Homework 2: Software Performance
This homework is due on Monday, February 27, at 11:59:59 PM
(Eastern standard time). You must use submit to
turn in your homework like so:
submit cs411_jtang hw2 hw2.c hw2_asm.S
The grader will use the supplied Makefile to compile your
work. In addition, each submitted file must have a file header
comment, as described on the coding
conventions page.
You can only complete this assignment within an ARMv8-A development environment, and thus you must have completed the first homework before attempting this assignment.
In this assignment, you will observe the type of assembly instructions a compiler generates. You will measure how long different software algorithms take to execute in your ARMv8-A environment. You will then implement different optimization techniques to decrease execution time.
Part 1: Simple Time Measurement
To begin, create a directory for your assignment and download the following files into that directory via wget:
- https://www.csee.umbc.edu/~jtang/cs411.s24/homework/hw2/hw2.c
- Skeleton code for this assignment.
- https://www.csee.umbc.edu/~jtang/cs411.s24/homework/hw2/hw2_asm.S
- Skeleton code for your assembly code.
- https://www.csee.umbc.edu/~jtang/cs411.s24/homework/hw2/Makefile
- Builds the code for this assignment, by simply running make. Also included is a clean target to remove all built objects. You do not need to modify this file, nor should you submit it with your work.
Now run make to compile everything to get the executable hw2. Run the program in your terminal.
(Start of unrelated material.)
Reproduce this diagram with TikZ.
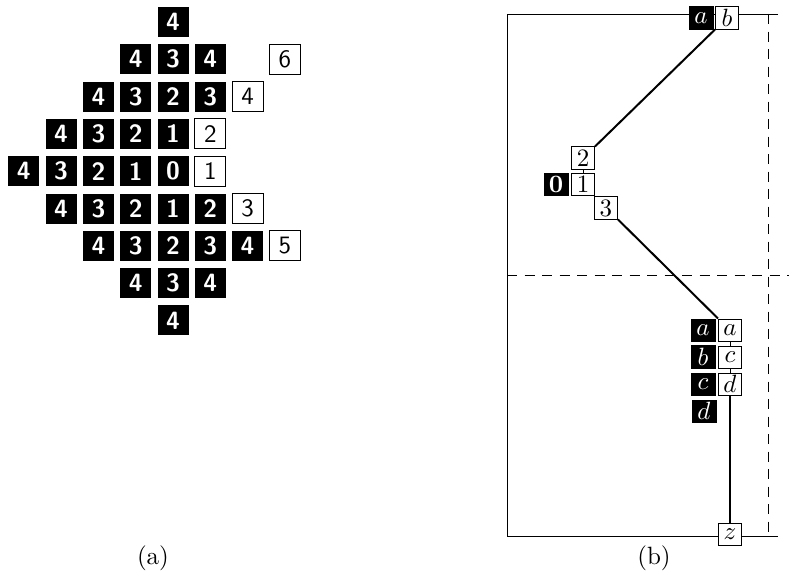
\documentclass[tikz,border=0pt]{standalone}
\usetikzlibrary{positioning}
\begin{document}
\begin{tikzpicture}[x=0.4pt, y=-0.4pt,
  blk/.style={fill=black, text=white, inner sep=0pt, minimum width=12.4pt, minimum height=12pt, font=\sffamily\bfseries},
  wht/.style={draw=black, fill=white, inner sep=0pt, minimum width=12.4pt, minimum height=12pt, font=\sffamily},
  rblk/.style={fill=black, text=white, inner sep=0pt, minimum width=10pt, minimum height=9.2pt},
  rwht/.style={draw=black, fill=white, inner sep=0pt, minimum width=9.2pt, minimum height=8.8pt},
  link/.style={thick}]
\useasboundingbox (0,0) rectangle (789,580);

% (a) distances on the grid
\begin{scope}[xshift=69.2pt, yshift=-8.8pt, x=14.92pt, y=-14.92pt]
  \foreach \r/\c/\v in {0/0/4,
      1/-1/4, 1/0/3, 1/1/4,
      2/-2/4, 2/-1/3, 2/0/2, 2/1/3,
      3/-3/4, 3/-2/3, 3/-1/2, 3/0/1,
      4/-4/4, 4/-3/3, 4/-2/2, 4/-1/1, 4/0/0,
      5/-3/4, 5/-2/3, 5/-1/2, 5/0/1, 5/1/2,
      6/-2/4, 6/-1/3, 6/0/2, 6/1/3, 6/2/4,
      7/-1/4, 7/0/3, 7/1/4,
      8/0/4}
    \node[blk] (g\r\c) at (\c,\r) {\v};
  \foreach \r/\c/\v in {1/3/6, 2/2/4, 3/1/2, 4/1/1, 5/2/3, 6/3/5}
    \node[wht] (w\r\c) at (\c,\r) {\v};
\end{scope}
\node[anchor=base] (capa) at (153,564) {(a)};

% (b) frame
\draw (778,14) -- (507,14) -- (507,536) -- (778,536);
\draw[dash pattern=on 4pt off 3pt] (768,14) -- (768,536);
\draw[dash pattern=on 4pt off 3pt] (507,275) -- (789,275);

\node[rblk] (ta) at (701,18) {$a$};
\node[rwht] (tb) at (727,18) {$b$};
\node[rwht] (n2) at (583,158) {2};
\node[rwht] (n1) at (583,184.5) {1};
\node[rblk] (n0) at (556,184.5) {\textbf{0}};
\node[rwht] (n3) at (606,208) {3};
\node[rwht] (ra) at (730,330) {$a$};
\node[rwht] (rc) at (730,357) {$c$};
\node[rwht] (rd) at (730,384) {$d$};
\node[rblk] (la) at (703,330) {$a$};
\node[rblk] (lb) at (703,357) {$b$};
\node[rblk] (lc) at (703,384) {$c$};
\node[rblk] (ld) at (704,411) {$d$};
\node[rwht] (z) at (730,534) {$z$};

\draw[link] (tb.south west) -- (n2.north east);
\draw (n2.south) -- (n1.north);
\draw[link] (n3.south east) -- (ra.north west);
\draw (ra.south) -- (rc.north);
\draw (rc.south) -- (rd.north);
\draw[link] (rd.south) -- (z.north);

\node[anchor=base] (capb) at (654,564) {(b)};
\end{tikzpicture}
\end{document}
It should display something like this:
$ ./hw2 do nothing: execution time = 8.000000 ns Need at least one argument to continueSo far, this program calculates how long it takes to execute a function. Specifically, it measures the time to execute this unoptimized function:
static int do_nothing(int val) { return val; }This function is also marked with a function attribute. Function attributes are used to tell the compiler to do something special when compiling that particular function. In this case, the attribute tells the compiler to disable optimizations (if using gcc then compile as if -O0 flag; if using clang then disable all optimizations via optnone).
In this sample run, it took 8 nanoseconds to call the function. This
includes the time to set up the stack, execute the function (which
consists of exactly 1 line), and then restore the stack. Use the
utility aarch64-linux-gnu-objdump (if running within a
virtual machine) or objdump (for native ARMv8-A) to
disassemble the do_nothing()
function:
<do_nothing>: sub sp, sp, #0x10 str w0, [sp, #12] ldr w0, [sp, #12] add sp, sp, #0x10 retThe compiler uses a lot of instruction to effectively do nothing. As an experiment, enable optimizations for this function, by replacing
UNOPTIMIZED
with OPTIMIZED
. Recompile, and re-run the program
several times. The execution time probably will not change much,
because precise timing is not possible when running so few
instructions. However, the generated assembly instructions will
differ a bit.
Examine the disassembly for do_nothing()
. In a
comment box at the top of hw2.c, describe the
differences between the unoptimized and optimized versions. More
specifically, describe why some unoptimized assembly instruction may
be safely eliminated, without changing the overall behavior of the C
function. (Unfortunately, clang users are out of luck here,
as that clang will generate the same instructions. For this
part of the homework, you should still describe which lines can be
safely removed.)
Part 2: Simple Timing Predictor
Now that you have observed the difference between unoptimized and
optimized code, disassemble the
functions fibonacci_unoptimized()
and fibonacci_optimized()
. These
function calculate
the nth Fibonacci number recursively. Both functions'
C code are identical, but the former function is compiled without
optimizations while the latter is optimized. Run the program with
steadily increasing target values:
$ ./hw2 10 <snip> PART 2: fibonacci (unoptimized): result = 55, execution time = 3322.000000 ns fibonacci (optimized): result = 55, execution time = 1548.000000 ns $ ./hw2 11 <snip> PART 2: fibonacci (unoptimized): result = 89, execution time = 5352.000000 ns fibonacci (optimized): result = 89, execution time = 2651.000000 ns $ ./hw2 12 <snip> PART 2: fibonacci (unoptimized): result = 144, execution time = 8668.000000 ns fibonacci (optimized): result = 144, execution time = 4333.000000 nsObserve that the tiny fractions of CPU time saved by enabling optimization accumulate, especially with a CPU intensive algorithm like calculating Fibonacci values.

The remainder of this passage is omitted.